- Goal:
Leave out the pictures and retype only the lines from the opening line to the line that holds "const dUpperTicks = [5,10,15,20,25];", both ends included.

== Given information

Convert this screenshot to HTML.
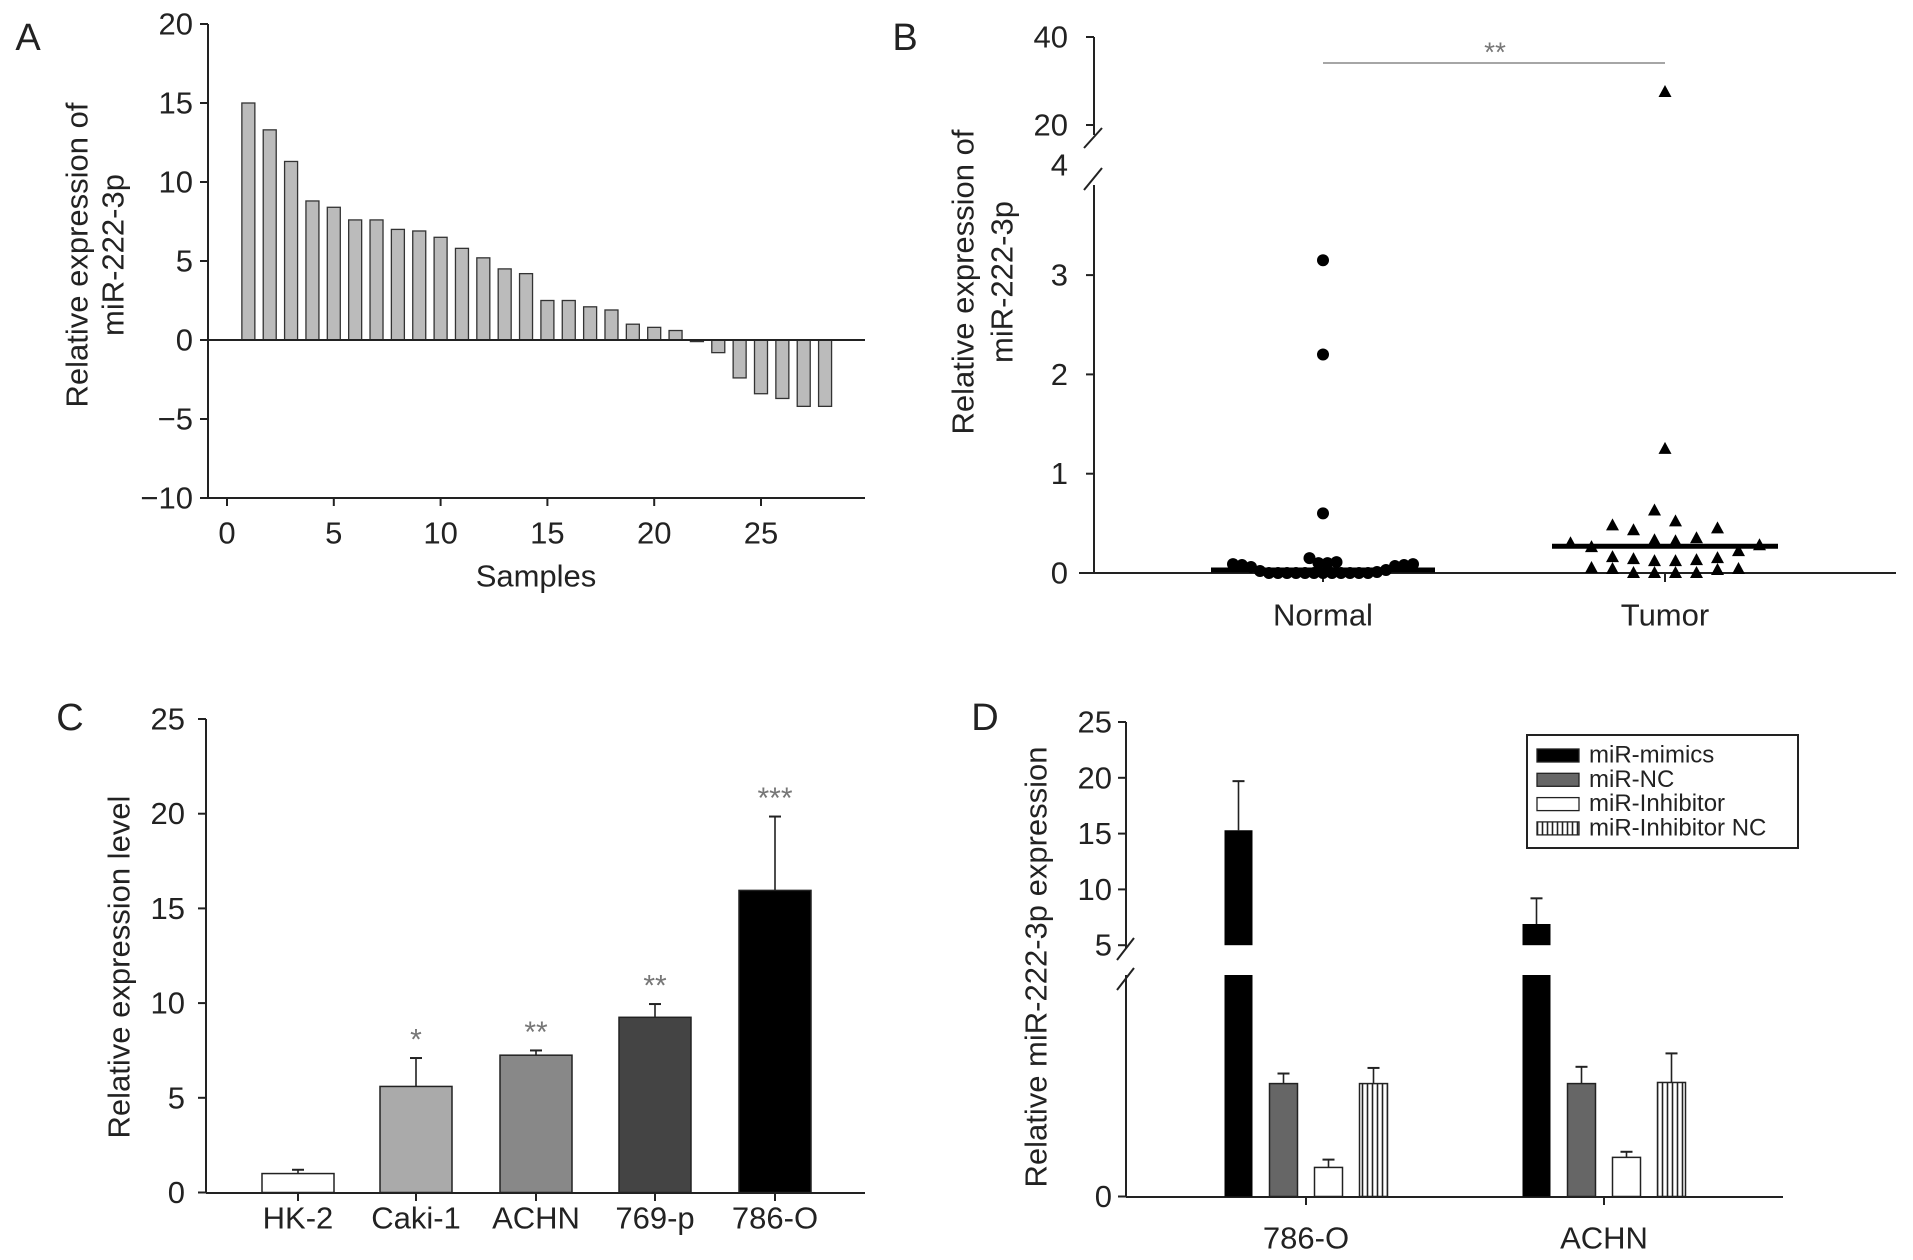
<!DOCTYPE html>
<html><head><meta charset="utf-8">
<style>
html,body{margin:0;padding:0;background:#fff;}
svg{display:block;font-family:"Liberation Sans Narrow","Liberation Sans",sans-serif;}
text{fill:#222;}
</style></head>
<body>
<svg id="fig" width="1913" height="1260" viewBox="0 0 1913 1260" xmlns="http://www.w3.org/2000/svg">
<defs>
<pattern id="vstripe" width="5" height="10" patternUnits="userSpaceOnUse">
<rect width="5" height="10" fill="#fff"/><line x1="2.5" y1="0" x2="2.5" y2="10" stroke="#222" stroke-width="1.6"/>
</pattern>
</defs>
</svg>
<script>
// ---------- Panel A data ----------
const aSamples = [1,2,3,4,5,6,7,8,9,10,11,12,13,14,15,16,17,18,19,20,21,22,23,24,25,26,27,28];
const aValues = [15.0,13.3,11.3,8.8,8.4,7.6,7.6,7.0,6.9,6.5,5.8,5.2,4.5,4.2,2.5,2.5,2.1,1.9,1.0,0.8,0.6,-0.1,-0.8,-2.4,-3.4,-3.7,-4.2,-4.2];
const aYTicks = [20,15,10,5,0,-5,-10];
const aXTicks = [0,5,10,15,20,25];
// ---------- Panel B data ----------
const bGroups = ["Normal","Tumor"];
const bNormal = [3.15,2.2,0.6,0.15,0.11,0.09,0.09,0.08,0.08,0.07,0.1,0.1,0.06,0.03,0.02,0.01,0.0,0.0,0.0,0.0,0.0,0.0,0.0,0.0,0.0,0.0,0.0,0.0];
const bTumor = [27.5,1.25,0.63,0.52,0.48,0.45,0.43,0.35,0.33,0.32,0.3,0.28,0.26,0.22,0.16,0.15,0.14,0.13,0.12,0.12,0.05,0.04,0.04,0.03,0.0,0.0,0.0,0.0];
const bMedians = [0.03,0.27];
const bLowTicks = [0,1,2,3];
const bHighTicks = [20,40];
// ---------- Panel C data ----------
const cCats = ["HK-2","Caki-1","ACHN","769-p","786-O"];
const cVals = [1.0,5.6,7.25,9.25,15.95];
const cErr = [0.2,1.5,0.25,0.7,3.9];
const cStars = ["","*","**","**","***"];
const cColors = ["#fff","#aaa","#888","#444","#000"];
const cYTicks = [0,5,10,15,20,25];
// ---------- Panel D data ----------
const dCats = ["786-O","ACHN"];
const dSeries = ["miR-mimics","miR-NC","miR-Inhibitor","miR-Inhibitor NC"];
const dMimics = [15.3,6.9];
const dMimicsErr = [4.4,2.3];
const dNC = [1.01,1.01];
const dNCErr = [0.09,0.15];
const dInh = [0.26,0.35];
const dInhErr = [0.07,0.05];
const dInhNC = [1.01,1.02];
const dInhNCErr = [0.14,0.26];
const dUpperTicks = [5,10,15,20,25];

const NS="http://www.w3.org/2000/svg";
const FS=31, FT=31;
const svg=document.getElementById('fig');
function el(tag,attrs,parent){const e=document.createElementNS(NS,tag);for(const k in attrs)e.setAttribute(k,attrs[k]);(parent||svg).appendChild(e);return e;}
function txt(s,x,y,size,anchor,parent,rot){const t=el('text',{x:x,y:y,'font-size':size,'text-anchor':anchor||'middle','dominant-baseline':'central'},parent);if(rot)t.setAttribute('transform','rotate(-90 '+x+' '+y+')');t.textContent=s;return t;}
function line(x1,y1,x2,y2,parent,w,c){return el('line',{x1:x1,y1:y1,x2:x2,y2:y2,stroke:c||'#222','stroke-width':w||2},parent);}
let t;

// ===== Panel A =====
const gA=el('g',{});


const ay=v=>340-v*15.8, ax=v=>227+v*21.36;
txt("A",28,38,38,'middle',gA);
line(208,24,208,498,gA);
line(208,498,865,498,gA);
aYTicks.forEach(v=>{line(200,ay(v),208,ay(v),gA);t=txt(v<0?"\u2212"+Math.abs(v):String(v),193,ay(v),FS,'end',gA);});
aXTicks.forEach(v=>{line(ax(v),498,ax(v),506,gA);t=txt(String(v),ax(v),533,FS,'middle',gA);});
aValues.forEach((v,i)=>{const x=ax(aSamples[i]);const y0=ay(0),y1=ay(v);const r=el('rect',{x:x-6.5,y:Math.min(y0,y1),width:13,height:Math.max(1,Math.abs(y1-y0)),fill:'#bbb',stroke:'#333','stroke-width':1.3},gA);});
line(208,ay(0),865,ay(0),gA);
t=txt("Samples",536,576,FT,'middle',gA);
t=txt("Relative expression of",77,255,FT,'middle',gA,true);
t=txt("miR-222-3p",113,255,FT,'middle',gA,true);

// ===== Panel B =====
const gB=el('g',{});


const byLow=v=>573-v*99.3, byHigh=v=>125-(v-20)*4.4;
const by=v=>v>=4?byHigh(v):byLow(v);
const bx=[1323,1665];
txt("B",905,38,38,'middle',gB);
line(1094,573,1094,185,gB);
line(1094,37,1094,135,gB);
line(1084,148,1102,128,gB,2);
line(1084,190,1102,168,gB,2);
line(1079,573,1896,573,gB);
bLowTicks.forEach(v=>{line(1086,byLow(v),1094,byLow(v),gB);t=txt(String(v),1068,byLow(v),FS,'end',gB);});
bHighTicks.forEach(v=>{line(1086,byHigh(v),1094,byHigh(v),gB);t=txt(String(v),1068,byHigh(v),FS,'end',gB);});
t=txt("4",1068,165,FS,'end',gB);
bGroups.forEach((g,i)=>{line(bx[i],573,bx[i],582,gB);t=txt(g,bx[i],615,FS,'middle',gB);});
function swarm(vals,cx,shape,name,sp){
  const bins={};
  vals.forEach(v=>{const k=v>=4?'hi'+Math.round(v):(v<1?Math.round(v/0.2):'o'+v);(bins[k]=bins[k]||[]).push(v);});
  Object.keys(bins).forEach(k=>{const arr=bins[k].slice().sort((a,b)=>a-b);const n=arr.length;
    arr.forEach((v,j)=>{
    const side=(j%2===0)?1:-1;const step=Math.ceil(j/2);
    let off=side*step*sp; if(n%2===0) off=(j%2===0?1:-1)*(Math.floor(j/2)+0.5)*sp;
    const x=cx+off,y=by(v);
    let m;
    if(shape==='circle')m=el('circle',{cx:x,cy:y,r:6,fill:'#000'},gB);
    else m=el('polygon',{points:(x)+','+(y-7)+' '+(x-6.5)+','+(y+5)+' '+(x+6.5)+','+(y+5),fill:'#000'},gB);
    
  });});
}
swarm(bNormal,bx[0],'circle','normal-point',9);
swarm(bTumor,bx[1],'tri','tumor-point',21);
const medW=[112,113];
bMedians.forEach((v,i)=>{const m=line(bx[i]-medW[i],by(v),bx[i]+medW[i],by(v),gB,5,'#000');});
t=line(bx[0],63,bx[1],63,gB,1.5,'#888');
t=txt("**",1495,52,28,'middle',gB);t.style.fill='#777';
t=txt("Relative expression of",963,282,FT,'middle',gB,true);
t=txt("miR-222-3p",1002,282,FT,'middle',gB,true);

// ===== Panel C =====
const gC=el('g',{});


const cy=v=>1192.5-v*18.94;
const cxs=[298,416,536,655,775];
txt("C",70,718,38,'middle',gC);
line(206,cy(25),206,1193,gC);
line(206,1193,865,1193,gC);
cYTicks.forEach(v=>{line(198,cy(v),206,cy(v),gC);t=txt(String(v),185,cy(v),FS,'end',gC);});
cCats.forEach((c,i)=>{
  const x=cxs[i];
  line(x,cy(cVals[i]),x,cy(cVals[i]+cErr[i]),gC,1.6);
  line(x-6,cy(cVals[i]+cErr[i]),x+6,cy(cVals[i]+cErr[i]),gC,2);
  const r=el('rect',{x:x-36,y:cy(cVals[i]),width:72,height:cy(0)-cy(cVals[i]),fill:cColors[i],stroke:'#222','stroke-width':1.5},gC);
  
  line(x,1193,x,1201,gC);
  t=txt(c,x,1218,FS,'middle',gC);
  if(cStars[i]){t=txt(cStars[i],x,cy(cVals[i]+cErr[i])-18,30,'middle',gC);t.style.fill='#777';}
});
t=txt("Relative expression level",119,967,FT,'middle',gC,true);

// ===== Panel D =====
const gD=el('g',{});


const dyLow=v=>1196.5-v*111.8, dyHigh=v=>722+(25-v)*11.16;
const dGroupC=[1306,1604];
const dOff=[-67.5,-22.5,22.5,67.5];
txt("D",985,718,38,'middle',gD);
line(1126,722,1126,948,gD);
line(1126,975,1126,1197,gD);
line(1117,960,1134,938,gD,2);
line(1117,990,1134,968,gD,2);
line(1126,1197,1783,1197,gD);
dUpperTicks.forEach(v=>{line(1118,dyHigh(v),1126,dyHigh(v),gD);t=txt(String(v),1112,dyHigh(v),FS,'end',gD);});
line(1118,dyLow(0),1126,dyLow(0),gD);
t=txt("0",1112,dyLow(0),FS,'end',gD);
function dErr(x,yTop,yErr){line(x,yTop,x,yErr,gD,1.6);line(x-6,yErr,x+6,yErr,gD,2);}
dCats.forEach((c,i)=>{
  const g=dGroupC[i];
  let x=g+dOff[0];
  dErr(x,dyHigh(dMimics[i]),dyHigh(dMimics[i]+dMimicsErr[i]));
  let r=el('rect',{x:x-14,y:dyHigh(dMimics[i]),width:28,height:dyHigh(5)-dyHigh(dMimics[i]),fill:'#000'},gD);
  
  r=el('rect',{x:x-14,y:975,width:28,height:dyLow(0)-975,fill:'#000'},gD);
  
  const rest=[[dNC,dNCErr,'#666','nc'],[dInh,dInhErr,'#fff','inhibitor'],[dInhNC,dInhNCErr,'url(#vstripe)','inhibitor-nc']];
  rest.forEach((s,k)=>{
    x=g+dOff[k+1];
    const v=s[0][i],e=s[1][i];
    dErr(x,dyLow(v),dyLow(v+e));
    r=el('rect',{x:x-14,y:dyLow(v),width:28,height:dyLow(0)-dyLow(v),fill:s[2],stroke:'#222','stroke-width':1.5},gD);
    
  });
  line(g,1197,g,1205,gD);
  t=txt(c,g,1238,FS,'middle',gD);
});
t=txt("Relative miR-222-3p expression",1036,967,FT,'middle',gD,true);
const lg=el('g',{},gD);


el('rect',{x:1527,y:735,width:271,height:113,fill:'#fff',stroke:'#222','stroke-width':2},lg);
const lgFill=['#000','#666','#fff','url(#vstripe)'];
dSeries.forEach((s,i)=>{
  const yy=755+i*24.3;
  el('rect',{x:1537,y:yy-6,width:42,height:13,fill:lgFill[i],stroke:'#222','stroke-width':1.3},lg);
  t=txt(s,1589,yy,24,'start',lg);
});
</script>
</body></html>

====

- Answer in full:
Convert this screenshot to HTML.
<!DOCTYPE html>
<html><head><meta charset="utf-8">
<style>
html,body{margin:0;padding:0;background:#fff;}
svg{display:block;font-family:"Liberation Sans Narrow","Liberation Sans",sans-serif;}
text{fill:#222;}
</style></head>
<body>
<svg id="fig" width="1913" height="1260" viewBox="0 0 1913 1260" xmlns="http://www.w3.org/2000/svg">
<defs>
<pattern id="vstripe" width="5" height="10" patternUnits="userSpaceOnUse">
<rect width="5" height="10" fill="#fff"/><line x1="2.5" y1="0" x2="2.5" y2="10" stroke="#222" stroke-width="1.6"/>
</pattern>
</defs>
</svg>
<script>
// ---------- Panel A data ----------
const aSamples = [1,2,3,4,5,6,7,8,9,10,11,12,13,14,15,16,17,18,19,20,21,22,23,24,25,26,27,28];
const aValues = [15.0,13.3,11.3,8.8,8.4,7.6,7.6,7.0,6.9,6.5,5.8,5.2,4.5,4.2,2.5,2.5,2.1,1.9,1.0,0.8,0.6,-0.1,-0.8,-2.4,-3.4,-3.7,-4.2,-4.2];
const aYTicks = [20,15,10,5,0,-5,-10];
const aXTicks = [0,5,10,15,20,25];
// ---------- Panel B data ----------
const bGroups = ["Normal","Tumor"];
const bNormal = [3.15,2.2,0.6,0.15,0.11,0.09,0.09,0.08,0.08,0.07,0.1,0.1,0.06,0.03,0.02,0.01,0.0,0.0,0.0,0.0,0.0,0.0,0.0,0.0,0.0,0.0,0.0,0.0];
const bTumor = [27.5,1.25,0.63,0.52,0.48,0.45,0.43,0.35,0.33,0.32,0.3,0.28,0.26,0.22,0.16,0.15,0.14,0.13,0.12,0.12,0.05,0.04,0.04,0.03,0.0,0.0,0.0,0.0];
const bMedians = [0.03,0.27];
const bLowTicks = [0,1,2,3];
const bHighTicks = [20,40];
// ---------- Panel C data ----------
const cCats = ["HK-2","Caki-1","ACHN","769-p","786-O"];
const cVals = [1.0,5.6,7.25,9.25,15.95];
const cErr = [0.2,1.5,0.25,0.7,3.9];
const cStars = ["","*","**","**","***"];
const cColors = ["#fff","#aaa","#888","#444","#000"];
const cYTicks = [0,5,10,15,20,25];
// ---------- Panel D data ----------
const dCats = ["786-O","ACHN"];
const dSeries = ["miR-mimics","miR-NC","miR-Inhibitor","miR-Inhibitor NC"];
const dMimics = [15.3,6.9];
const dMimicsErr = [4.4,2.3];
const dNC = [1.01,1.01];
const dNCErr = [0.09,0.15];
const dInh = [0.26,0.35];
const dInhErr = [0.07,0.05];
const dInhNC = [1.01,1.02];
const dInhNCErr = [0.14,0.26];
const dUpperTicks = [5,10,15,20,25];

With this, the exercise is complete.